*WRITTEN INSTRUCTION:*
Emit the entire listing verbatim.

*** SUPPLIED DATA ***

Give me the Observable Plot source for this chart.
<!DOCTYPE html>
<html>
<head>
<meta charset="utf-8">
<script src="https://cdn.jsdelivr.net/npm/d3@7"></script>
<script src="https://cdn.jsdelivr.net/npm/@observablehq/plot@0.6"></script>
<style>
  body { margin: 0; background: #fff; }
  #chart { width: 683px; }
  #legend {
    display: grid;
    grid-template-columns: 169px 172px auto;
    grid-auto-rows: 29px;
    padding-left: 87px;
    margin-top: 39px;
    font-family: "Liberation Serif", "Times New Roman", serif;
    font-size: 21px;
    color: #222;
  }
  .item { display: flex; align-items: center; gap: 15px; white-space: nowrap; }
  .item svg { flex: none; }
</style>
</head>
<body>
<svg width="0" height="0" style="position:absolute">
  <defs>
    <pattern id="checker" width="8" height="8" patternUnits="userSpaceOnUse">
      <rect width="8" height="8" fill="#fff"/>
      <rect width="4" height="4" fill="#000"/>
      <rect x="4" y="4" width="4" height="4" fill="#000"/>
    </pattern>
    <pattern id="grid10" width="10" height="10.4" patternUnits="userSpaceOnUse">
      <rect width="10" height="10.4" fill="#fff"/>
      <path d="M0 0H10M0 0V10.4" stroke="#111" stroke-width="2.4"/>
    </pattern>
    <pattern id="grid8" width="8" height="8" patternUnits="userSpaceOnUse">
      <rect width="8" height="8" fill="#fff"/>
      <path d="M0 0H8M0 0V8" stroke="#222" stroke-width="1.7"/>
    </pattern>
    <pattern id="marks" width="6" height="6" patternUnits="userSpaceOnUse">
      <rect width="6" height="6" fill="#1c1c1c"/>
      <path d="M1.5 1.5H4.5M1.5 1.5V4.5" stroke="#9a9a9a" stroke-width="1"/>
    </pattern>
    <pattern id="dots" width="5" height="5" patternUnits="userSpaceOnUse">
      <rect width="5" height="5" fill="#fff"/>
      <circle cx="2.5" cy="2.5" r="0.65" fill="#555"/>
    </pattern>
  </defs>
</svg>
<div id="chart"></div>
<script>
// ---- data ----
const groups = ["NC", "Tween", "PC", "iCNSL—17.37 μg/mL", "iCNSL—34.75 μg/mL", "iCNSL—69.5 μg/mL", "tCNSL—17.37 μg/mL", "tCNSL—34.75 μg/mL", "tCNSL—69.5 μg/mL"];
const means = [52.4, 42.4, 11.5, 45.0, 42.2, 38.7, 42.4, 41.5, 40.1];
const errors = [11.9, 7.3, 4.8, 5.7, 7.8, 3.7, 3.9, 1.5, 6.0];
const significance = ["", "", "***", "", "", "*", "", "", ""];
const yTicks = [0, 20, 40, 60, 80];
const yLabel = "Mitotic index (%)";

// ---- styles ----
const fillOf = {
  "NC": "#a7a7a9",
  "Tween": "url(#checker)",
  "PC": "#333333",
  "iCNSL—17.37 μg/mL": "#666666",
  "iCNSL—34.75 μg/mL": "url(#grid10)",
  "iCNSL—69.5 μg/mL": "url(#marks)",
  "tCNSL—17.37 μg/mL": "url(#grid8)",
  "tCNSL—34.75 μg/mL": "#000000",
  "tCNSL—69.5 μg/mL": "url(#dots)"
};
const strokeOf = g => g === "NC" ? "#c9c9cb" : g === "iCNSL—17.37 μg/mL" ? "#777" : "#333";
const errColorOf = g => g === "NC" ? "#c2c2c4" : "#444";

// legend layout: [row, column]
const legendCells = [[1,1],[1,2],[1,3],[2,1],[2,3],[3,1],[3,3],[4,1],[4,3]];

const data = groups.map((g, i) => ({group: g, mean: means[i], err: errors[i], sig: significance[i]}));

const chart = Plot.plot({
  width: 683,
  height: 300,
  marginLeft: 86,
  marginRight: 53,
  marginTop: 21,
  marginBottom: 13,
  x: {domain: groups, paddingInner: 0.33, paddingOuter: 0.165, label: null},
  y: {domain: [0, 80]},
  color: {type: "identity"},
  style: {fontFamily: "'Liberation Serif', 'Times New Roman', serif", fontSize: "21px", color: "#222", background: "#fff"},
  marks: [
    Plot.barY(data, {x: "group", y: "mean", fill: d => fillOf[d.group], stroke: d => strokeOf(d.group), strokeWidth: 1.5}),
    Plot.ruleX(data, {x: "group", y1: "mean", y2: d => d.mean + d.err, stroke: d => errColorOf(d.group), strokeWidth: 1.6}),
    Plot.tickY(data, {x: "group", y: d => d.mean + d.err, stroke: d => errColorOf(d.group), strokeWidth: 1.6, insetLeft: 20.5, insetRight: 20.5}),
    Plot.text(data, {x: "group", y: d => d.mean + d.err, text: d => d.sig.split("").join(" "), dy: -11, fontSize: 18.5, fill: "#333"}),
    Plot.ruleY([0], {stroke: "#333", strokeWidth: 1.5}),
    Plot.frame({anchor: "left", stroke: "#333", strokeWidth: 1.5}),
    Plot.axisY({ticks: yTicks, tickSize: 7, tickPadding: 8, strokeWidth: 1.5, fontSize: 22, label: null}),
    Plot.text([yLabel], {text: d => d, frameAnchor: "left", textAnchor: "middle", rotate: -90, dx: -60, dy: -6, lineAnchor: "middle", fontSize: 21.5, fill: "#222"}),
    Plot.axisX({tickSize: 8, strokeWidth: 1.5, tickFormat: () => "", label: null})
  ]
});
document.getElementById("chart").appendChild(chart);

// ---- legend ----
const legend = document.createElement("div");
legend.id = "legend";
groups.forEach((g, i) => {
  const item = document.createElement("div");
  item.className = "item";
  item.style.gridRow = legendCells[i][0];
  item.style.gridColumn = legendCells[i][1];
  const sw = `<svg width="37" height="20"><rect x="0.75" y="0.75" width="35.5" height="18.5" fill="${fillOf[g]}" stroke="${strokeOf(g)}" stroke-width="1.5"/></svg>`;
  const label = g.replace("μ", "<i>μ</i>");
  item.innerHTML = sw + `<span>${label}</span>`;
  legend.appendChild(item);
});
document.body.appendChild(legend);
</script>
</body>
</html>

***

*THE COMPLETED TASK:*
Give me the Observable Plot source for this chart.
<!DOCTYPE html>
<html>
<head>
<meta charset="utf-8">
<script src="https://cdn.jsdelivr.net/npm/d3@7"></script>
<script src="https://cdn.jsdelivr.net/npm/@observablehq/plot@0.6"></script>
<style>
  body { margin: 0; background: #fff; }
  #chart { width: 683px; }
  #legend {
    display: grid;
    grid-template-columns: 169px 172px auto;
    grid-auto-rows: 29px;
    padding-left: 87px;
    margin-top: 39px;
    font-family: "Liberation Serif", "Times New Roman", serif;
    font-size: 21px;
    color: #222;
  }
  .item { display: flex; align-items: center; gap: 15px; white-space: nowrap; }
  .item svg { flex: none; }
</style>
</head>
<body>
<svg width="0" height="0" style="position:absolute">
  <defs>
    <pattern id="checker" width="8" height="8" patternUnits="userSpaceOnUse">
      <rect width="8" height="8" fill="#fff"/>
      <rect width="4" height="4" fill="#000"/>
      <rect x="4" y="4" width="4" height="4" fill="#000"/>
    </pattern>
    <pattern id="grid10" width="10" height="10.4" patternUnits="userSpaceOnUse">
      <rect width="10" height="10.4" fill="#fff"/>
      <path d="M0 0H10M0 0V10.4" stroke="#111" stroke-width="2.4"/>
    </pattern>
    <pattern id="grid8" width="8" height="8" patternUnits="userSpaceOnUse">
      <rect width="8" height="8" fill="#fff"/>
      <path d="M0 0H8M0 0V8" stroke="#222" stroke-width="1.7"/>
    </pattern>
    <pattern id="marks" width="6" height="6" patternUnits="userSpaceOnUse">
      <rect width="6" height="6" fill="#1c1c1c"/>
      <path d="M1.5 1.5H4.5M1.5 1.5V4.5" stroke="#9a9a9a" stroke-width="1"/>
    </pattern>
    <pattern id="dots" width="5" height="5" patternUnits="userSpaceOnUse">
      <rect width="5" height="5" fill="#fff"/>
      <circle cx="2.5" cy="2.5" r="0.65" fill="#555"/>
    </pattern>
  </defs>
</svg>
<div id="chart"></div>
<script>
// ---- data ----
const groups = ["NC", "Tween", "PC", "iCNSL—17.37 μg/mL", "iCNSL—34.75 μg/mL", "iCNSL—69.5 μg/mL", "tCNSL—17.37 μg/mL", "tCNSL—34.75 μg/mL", "tCNSL—69.5 μg/mL"];
const means = [52.4, 42.4, 11.5, 45.0, 42.2, 38.7, 42.4, 41.5, 40.1];
const errors = [11.9, 7.3, 4.8, 5.7, 7.8, 3.7, 3.9, 1.5, 6.0];
const significance = ["", "", "***", "", "", "*", "", "", ""];
const yTicks = [0, 20, 40, 60, 80];
const yLabel = "Mitotic index (%)";

// ---- styles ----
const fillOf = {
  "NC": "#a7a7a9",
  "Tween": "url(#checker)",
  "PC": "#333333",
  "iCNSL—17.37 μg/mL": "#666666",
  "iCNSL—34.75 μg/mL": "url(#grid10)",
  "iCNSL—69.5 μg/mL": "url(#marks)",
  "tCNSL—17.37 μg/mL": "url(#grid8)",
  "tCNSL—34.75 μg/mL": "#000000",
  "tCNSL—69.5 μg/mL": "url(#dots)"
};
const strokeOf = g => g === "NC" ? "#c9c9cb" : g === "iCNSL—17.37 μg/mL" ? "#777" : "#333";
const errColorOf = g => g === "NC" ? "#c2c2c4" : "#444";

// legend layout: [row, column]
const legendCells = [[1,1],[1,2],[1,3],[2,1],[2,3],[3,1],[3,3],[4,1],[4,3]];

const data = groups.map((g, i) => ({group: g, mean: means[i], err: errors[i], sig: significance[i]}));

const chart = Plot.plot({
  width: 683,
  height: 300,
  marginLeft: 86,
  marginRight: 53,
  marginTop: 21,
  marginBottom: 13,
  x: {domain: groups, paddingInner: 0.33, paddingOuter: 0.165, label: null},
  y: {domain: [0, 80]},
  color: {type: "identity"},
  style: {fontFamily: "'Liberation Serif', 'Times New Roman', serif", fontSize: "21px", color: "#222", background: "#fff"},
  marks: [
    Plot.barY(data, {x: "group", y: "mean", fill: d => fillOf[d.group], stroke: d => strokeOf(d.group), strokeWidth: 1.5}),
    Plot.ruleX(data, {x: "group", y1: "mean", y2: d => d.mean + d.err, stroke: d => errColorOf(d.group), strokeWidth: 1.6}),
    Plot.tickY(data, {x: "group", y: d => d.mean + d.err, stroke: d => errColorOf(d.group), strokeWidth: 1.6, insetLeft: 20.5, insetRight: 20.5}),
    Plot.text(data, {x: "group", y: d => d.mean + d.err, text: d => d.sig.split("").join(" "), dy: -11, fontSize: 18.5, fill: "#333"}),
    Plot.ruleY([0], {stroke: "#333", strokeWidth: 1.5}),
    Plot.frame({anchor: "left", stroke: "#333", strokeWidth: 1.5}),
    Plot.axisY({ticks: yTicks, tickSize: 7, tickPadding: 8, strokeWidth: 1.5, fontSize: 22, label: null}),
    Plot.text([yLabel], {text: d => d, frameAnchor: "left", textAnchor: "middle", rotate: -90, dx: -60, dy: -6, lineAnchor: "middle", fontSize: 21.5, fill: "#222"}),
    Plot.axisX({tickSize: 8, strokeWidth: 1.5, tickFormat: () => "", label: null})
  ]
});
document.getElementById("chart").appendChild(chart);

// ---- legend ----
const legend = document.createElement("div");
legend.id = "legend";
groups.forEach((g, i) => {
  const item = document.createElement("div");
  item.className = "item";
  item.style.gridRow = legendCells[i][0];
  item.style.gridColumn = legendCells[i][1];
  const sw = `<svg width="37" height="20"><rect x="0.75" y="0.75" width="35.5" height="18.5" fill="${fillOf[g]}" stroke="${strokeOf(g)}" stroke-width="1.5"/></svg>`;
  const label = g.replace("μ", "<i>μ</i>");
  item.innerHTML = sw + `<span>${label}</span>`;
  legend.appendChild(item);
});
document.body.appendChild(legend);
</script>
</body>
</html>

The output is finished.